▶ **Required work**: Without copying any pictures, restate exactly the lines from the start of the records through the line containing "import matplotlib.pyplot as plt".
[begin Supplied material]
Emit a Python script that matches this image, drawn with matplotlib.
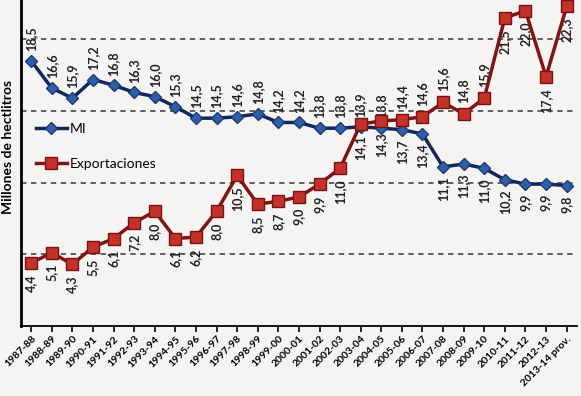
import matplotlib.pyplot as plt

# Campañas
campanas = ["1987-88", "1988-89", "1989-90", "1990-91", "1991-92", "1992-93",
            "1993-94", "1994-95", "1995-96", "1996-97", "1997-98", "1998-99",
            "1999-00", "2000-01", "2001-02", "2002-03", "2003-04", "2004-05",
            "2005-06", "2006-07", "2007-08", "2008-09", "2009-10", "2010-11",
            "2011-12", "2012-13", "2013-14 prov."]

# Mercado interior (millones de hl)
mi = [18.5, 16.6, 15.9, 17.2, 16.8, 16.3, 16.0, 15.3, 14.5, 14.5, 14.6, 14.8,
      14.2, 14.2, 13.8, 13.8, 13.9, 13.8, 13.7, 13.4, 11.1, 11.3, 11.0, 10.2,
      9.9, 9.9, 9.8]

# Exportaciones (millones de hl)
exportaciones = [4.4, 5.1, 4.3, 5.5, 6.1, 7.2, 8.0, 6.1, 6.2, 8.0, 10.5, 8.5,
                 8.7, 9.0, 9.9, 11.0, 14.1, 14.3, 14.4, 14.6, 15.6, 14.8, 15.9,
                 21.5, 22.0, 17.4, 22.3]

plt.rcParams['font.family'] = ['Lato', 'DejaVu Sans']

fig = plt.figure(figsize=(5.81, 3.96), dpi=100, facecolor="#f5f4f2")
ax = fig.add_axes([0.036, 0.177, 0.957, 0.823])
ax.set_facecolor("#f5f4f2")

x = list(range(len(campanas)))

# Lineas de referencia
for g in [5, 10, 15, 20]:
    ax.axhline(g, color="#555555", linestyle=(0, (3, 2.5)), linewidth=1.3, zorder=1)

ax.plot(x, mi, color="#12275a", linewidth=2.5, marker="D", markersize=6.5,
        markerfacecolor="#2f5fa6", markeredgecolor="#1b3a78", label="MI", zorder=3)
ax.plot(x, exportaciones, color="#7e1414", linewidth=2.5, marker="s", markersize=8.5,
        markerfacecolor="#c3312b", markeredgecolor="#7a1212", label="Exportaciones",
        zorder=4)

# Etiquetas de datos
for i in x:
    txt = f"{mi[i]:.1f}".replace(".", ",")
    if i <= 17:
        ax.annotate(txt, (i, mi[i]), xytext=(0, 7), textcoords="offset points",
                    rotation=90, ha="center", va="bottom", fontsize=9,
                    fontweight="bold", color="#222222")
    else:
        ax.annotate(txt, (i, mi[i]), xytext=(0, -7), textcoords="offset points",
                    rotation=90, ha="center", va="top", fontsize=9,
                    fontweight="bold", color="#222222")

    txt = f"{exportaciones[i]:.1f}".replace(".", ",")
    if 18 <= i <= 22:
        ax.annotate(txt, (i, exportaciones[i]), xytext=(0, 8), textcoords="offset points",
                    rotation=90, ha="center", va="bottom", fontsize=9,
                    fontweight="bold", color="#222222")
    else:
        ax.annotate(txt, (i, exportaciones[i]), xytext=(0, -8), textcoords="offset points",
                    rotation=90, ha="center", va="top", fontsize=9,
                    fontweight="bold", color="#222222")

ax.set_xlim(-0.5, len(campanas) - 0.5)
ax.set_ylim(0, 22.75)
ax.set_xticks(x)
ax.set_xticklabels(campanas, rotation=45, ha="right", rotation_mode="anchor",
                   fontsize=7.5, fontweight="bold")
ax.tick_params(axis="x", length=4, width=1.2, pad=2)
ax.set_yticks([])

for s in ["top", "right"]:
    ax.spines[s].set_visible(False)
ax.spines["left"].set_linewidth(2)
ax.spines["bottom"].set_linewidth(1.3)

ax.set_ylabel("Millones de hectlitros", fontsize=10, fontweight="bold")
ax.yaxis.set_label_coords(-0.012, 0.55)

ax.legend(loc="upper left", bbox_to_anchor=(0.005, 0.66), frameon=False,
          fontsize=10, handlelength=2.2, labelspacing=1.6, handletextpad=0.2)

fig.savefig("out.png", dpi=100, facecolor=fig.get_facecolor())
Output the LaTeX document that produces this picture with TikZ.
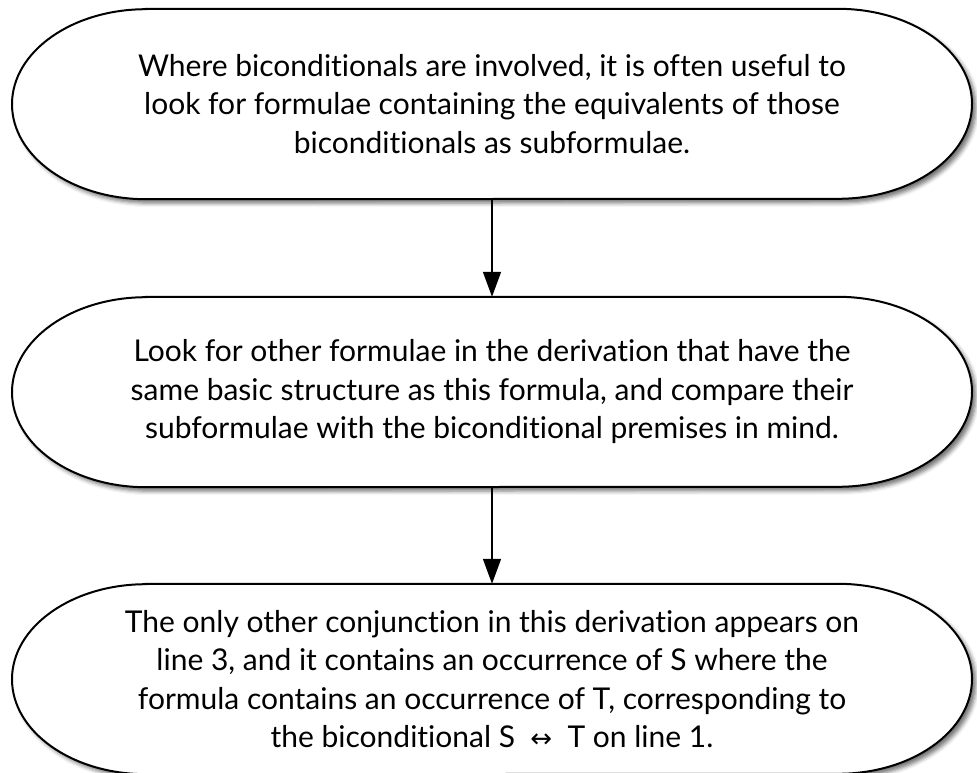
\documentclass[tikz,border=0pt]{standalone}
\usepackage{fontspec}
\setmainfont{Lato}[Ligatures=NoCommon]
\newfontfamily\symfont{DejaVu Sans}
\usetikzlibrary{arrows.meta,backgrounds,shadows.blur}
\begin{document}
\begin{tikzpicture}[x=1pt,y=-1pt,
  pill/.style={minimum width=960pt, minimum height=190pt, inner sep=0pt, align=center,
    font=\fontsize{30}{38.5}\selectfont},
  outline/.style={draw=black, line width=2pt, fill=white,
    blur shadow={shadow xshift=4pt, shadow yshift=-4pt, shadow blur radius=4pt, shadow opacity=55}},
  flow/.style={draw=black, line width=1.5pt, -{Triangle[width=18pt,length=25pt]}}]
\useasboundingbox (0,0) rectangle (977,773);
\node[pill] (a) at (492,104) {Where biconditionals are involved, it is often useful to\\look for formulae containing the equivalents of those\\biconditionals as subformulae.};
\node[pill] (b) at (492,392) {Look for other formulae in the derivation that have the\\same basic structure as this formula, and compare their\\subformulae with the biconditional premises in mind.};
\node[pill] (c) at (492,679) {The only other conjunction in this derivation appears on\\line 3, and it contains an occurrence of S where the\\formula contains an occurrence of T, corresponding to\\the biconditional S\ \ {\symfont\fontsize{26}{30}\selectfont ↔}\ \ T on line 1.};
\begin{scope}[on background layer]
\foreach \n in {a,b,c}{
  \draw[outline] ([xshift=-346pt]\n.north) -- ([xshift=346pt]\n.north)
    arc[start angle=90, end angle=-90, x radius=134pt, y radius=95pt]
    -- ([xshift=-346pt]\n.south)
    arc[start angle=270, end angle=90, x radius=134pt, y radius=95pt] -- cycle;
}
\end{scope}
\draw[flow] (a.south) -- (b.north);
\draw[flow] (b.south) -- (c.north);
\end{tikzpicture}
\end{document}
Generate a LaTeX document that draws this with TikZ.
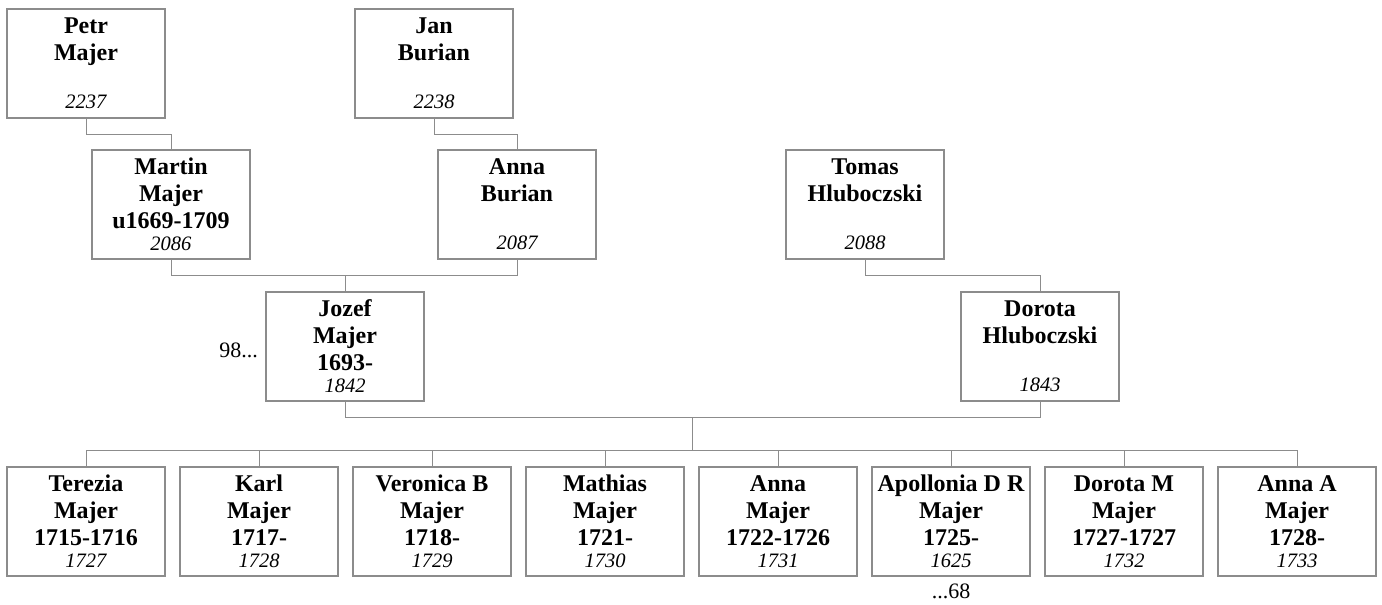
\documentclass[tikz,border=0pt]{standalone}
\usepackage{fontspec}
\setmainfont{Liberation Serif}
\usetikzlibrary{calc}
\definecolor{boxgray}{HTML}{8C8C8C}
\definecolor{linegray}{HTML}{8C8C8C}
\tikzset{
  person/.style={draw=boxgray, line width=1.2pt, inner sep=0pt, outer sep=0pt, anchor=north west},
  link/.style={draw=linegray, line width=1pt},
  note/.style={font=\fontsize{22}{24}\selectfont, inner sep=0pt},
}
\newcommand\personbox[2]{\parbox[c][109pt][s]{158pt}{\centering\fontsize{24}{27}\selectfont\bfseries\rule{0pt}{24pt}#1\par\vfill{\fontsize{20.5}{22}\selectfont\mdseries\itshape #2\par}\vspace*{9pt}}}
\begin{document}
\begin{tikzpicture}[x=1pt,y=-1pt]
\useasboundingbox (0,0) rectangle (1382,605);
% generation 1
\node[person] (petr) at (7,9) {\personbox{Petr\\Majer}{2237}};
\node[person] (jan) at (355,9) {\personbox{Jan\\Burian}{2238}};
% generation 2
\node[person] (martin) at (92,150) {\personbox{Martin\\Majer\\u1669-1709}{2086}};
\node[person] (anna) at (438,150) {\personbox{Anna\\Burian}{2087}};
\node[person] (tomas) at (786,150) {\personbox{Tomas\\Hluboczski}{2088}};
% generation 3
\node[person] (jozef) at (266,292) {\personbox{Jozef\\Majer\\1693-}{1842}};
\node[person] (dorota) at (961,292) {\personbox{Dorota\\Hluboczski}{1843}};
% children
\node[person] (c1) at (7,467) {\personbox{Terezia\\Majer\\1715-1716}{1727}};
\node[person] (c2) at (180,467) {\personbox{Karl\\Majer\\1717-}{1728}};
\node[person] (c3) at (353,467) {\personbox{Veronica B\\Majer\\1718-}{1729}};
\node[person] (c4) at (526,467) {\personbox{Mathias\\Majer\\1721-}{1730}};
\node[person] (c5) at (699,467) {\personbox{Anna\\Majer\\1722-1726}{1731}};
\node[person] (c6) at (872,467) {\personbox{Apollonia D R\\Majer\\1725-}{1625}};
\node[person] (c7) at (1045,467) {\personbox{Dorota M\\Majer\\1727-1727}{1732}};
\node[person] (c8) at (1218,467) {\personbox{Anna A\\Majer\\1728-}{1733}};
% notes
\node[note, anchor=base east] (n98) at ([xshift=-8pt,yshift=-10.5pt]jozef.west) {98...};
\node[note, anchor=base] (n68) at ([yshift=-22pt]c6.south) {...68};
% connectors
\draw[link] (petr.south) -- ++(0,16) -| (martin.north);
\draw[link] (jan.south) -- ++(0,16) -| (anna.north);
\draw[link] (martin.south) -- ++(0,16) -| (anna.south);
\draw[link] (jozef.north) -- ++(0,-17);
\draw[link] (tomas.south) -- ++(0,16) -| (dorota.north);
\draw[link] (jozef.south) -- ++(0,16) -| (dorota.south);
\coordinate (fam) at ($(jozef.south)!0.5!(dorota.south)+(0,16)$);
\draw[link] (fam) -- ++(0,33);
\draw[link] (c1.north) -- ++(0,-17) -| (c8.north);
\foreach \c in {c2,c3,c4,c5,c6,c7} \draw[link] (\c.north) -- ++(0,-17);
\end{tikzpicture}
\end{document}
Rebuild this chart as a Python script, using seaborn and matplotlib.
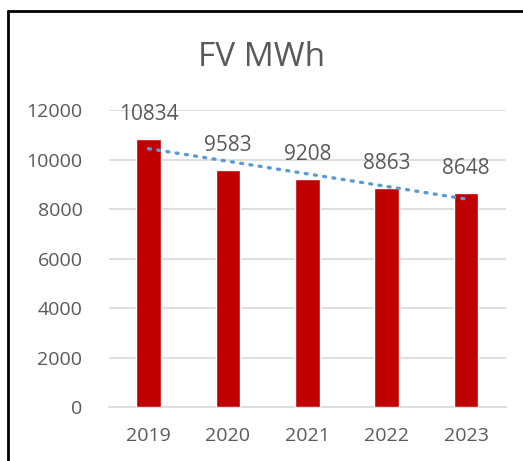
[end Supplied material]
▶ **Written answer**:
Emit a Python script that matches this image, drawn with matplotlib.
import matplotlib.pyplot as plt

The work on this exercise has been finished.